Monday, 19 May 2008

Bigger fish

I've said elsewhere, that the '08 - '09 season has had a slow start. Heavy rain through March and much of April left waters high and coloured. High water's not a problem, there's good high-sticking sport to be had, but coloured water pretty much kills the game.

So I have taken full advantage of the warm spell and low, clear waters on local streams and burns. But things are different this season.

I spent a lot of time studying over the Winter months; Ed Engle and Vincent Marinaro texts especially, and tying small flies. Ed Engle talks at length about keeping things simple, putting as little as possible between you and the trout. Marinaro is the mad scientist of fly fishing; theory and observation intertwined with oracle-like truth. I've taken this stuff to heart. Fishing has become a more intuitive pursuit.

I spent a couple of hours on Saturday, refining the #20 klinkhammers, that have proved so effective this month. The body is a little leaner, the wing post finer but a little taller and the ribbing more uniform. The trout don't give a damn; the more each fly catches, so the scruffier the fly becomes and the more appealing to fish (this is evidenced by the increasing strike-rate over time I've observed on every session this year). And yet each refinement, tweak and subtle modification translates in to sharper focus on the water, a stronger sense of there being less between the trout and me.

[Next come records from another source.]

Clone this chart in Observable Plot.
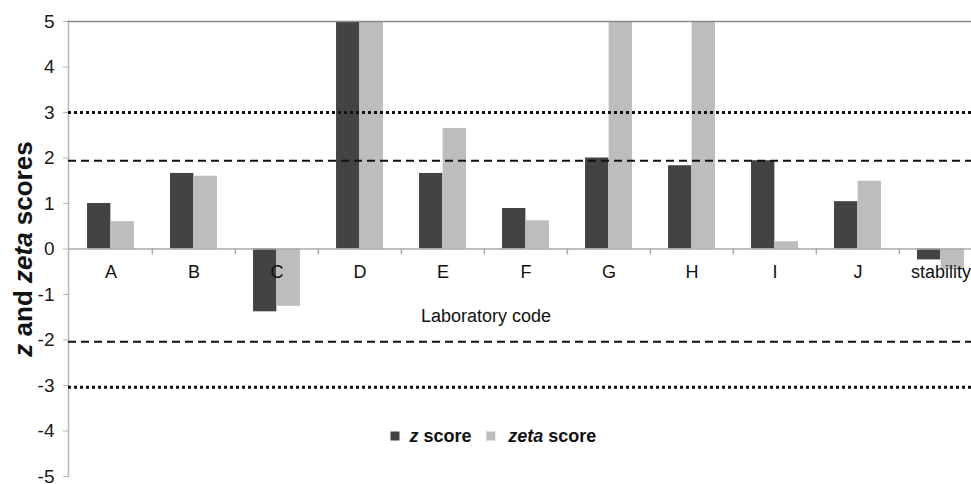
<!DOCTYPE html>
<html><head><meta charset="utf-8">
<script src="https://cdn.jsdelivr.net/npm/d3@7"></script>
<script src="https://cdn.jsdelivr.net/npm/@observablehq/plot@0.6"></script>
<style>
body{margin:0;background:#fff;}
#chart svg{display:block;overflow:visible}
</style>
</head><body><div id="chart"></div>
<script>
// ---- data ----
const categories = ["A","B","C","D","E","F","G","H","I","J","stability"];
const zScores    = [1.00, 1.66, -1.38, 5.00, 1.66, 0.89, 2.00, 1.83, 1.94, 1.04, -0.24];
const zetaScores = [0.60, 1.60, -1.26, 5.00, 2.65, 0.62, 5.00, 5.00, 0.16, 1.49, -0.45];
const yTicks = [-5,-4,-3,-2,-1,0,1,2,3,4,5];
const dottedLimits = [3, -3.04];
const dashedLimits = [1.94, -2.04];
const seriesNames = ["z score", "zeta score"];
const xLabel = "Laboratory code";
// rich-text segments: [text, italic]
const yLabelParts = [["z",true],[" and ",false],["zeta",true],[" scores",false]];
const legendParts = [
  [["z",true],[" score",false]],
  [["zeta",true],[" score",false]]
];

// ---- styling ----
const dark = "#434343", light = "#bdbdbd";
const W = 971, H = 484, mL = 68, mT = 21, mB = 8;
const bw = 916 / categories.length;
const barW = 23.6;
const font = "'Liberation Sans', Arial, Helvetica, sans-serif";

const data = categories.map((c, i) => ({lab: c, z: zScores[i], zeta: zetaScores[i]}));

const legendY = 435.5 - mT;
const plot = Plot.plot({
  width: W, height: H,
  marginLeft: mL, marginRight: 0, marginTop: mT, marginBottom: mB,
  style: {fontFamily: font, background: "#fff", overflow: "visible"},
  x: {type: "band", domain: categories, range: [mL, mL + bw * categories.length], padding: 0, axis: null},
  y: {domain: [-5, 5], axis: null},
  marks: [
    Plot.barY(data, {x: "lab", y: "z", fill: dark, insetLeft: bw/2 - barW, insetRight: bw/2, clip: true}),
    Plot.barY(data, {x: "lab", y: "zeta", fill: light, insetLeft: bw/2, insetRight: bw/2 - barW, clip: true}),
    Plot.ruleY([0], {stroke: "#a8a8a8", strokeWidth: 1.5}),
    Plot.ruleX(categories.slice(1), {x: d => d, y1: 0, y2: -0.13, dx: -bw/2, stroke: "#a8a8a8", strokeWidth: 1.5}),
    Plot.frame({anchor: "left", stroke: "#b5b5b5", strokeWidth: 1.5}),
    Plot.frame({anchor: "top", stroke: "#8a8a8a", strokeWidth: 1.5}),
    Plot.axisY(yTicks, {tickSize: 5, tickPadding: 9, stroke: "#b5b5b5", fill: "#1a1a1a", fontSize: 19, label: null, tickFormat: d => String(d)}),
    Plot.ruleY(dottedLimits, {stroke: "#111", strokeWidth: 3, strokeDasharray: "3,3"}),
    Plot.ruleY(dashedLimits, {stroke: "#111", strokeWidth: 2, strokeDasharray: "8,5"}),
    Plot.text(categories, {x: d => d, y: 0, dy: 23, fontSize: 18, fill: "#111"}),
    Plot.text([xLabel], {frameAnchor: "top-left", dx: 485.5 - mL, dy: 316 - mT, textAnchor: "middle", lineAnchor: "middle", fontSize: 18, fill: "#111"}),
    Plot.text([yLabelParts.map(p => p[0]).join("")], {frameAnchor: "left", dx: 23 - mL, rotate: -90, textAnchor: "middle", lineAnchor: "middle", fontSize: 26, fontWeight: "bold", fill: "#111"}),
    Plot.dot([seriesNames[0]], {frameAnchor: "top-left", dx: 394.5 - mL, dy: legendY, symbol: "square", r: 5.1, fill: dark}),
    Plot.dot([seriesNames[1]], {frameAnchor: "top-left", dx: 490.3 - mL, dy: legendY, symbol: "square", r: 5.1, fill: light}),
    Plot.text([seriesNames[0]], {frameAnchor: "top-left", dx: 409 - mL, dy: legendY, textAnchor: "start", lineAnchor: "middle", fontSize: 18, fontWeight: "bold", fill: "#111"}),
    Plot.text([seriesNames[1]], {frameAnchor: "top-left", dx: 507.7 - mL, dy: legendY, textAnchor: "start", lineAnchor: "middle", fontSize: 18, fontWeight: "bold", fill: "#111"})
  ]
});

// convert selected labels to mixed italic text
function rich(parts) {
  const full = parts.map(p => p[0]).join("");
  d3.select(plot).selectAll("text").filter(function() { return this.textContent === full; }).each(function() {
    const t = d3.select(this);
    t.text(null);
    parts.forEach(([s, it]) => {
      t.append("tspan").attr("font-style", it ? "italic" : "normal").text(s);
    });
  });
}
rich(yLabelParts);
legendParts.forEach(rich);

document.getElementById("chart").appendChild(plot);
</script>
</body></html>
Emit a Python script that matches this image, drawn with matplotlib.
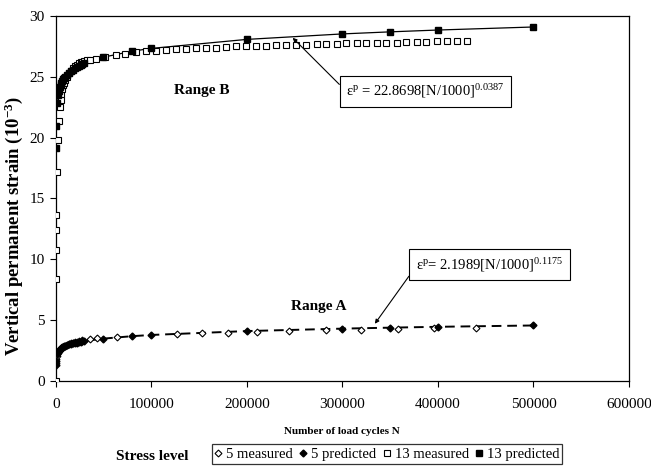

I got an hour on the water yesterday. After half a dozen smaller fish, a stunning wild brown trout was taken in 10" of water, at the head of a narrow channel. It's dorsal fin was visible as it snatched surface flies from the accelerating current, lost a little ground in the flow and then resumed position. Only a couple of feet downstream, in calmer water, there were numerous smaller trout ranging between 8" - 10", easier to pick off from a wider feeding area. To reach the head of the channel required a cast directly between two banks of weed, among rocks and boulders, before the current caught the fly and carried it overhead. I didn't attempt this immediately, preferring to get in to the swing of things with a few fish.

It took three casts to induce a strike, the first two just edging up the channel towards the largest fish in the pod. The strike was sensed before it came, more intuition.


This is a large trout for the waters I fish, maybe not the largest out there, but this is a GOOD fish at just short of 14".
(If you have a 17" screen, click on the image to see an actual size image. This is a beautiful, wild fish...)

It was also the first wild brown trout our youngest son had ever seen, and he hasn't stopped talking about it.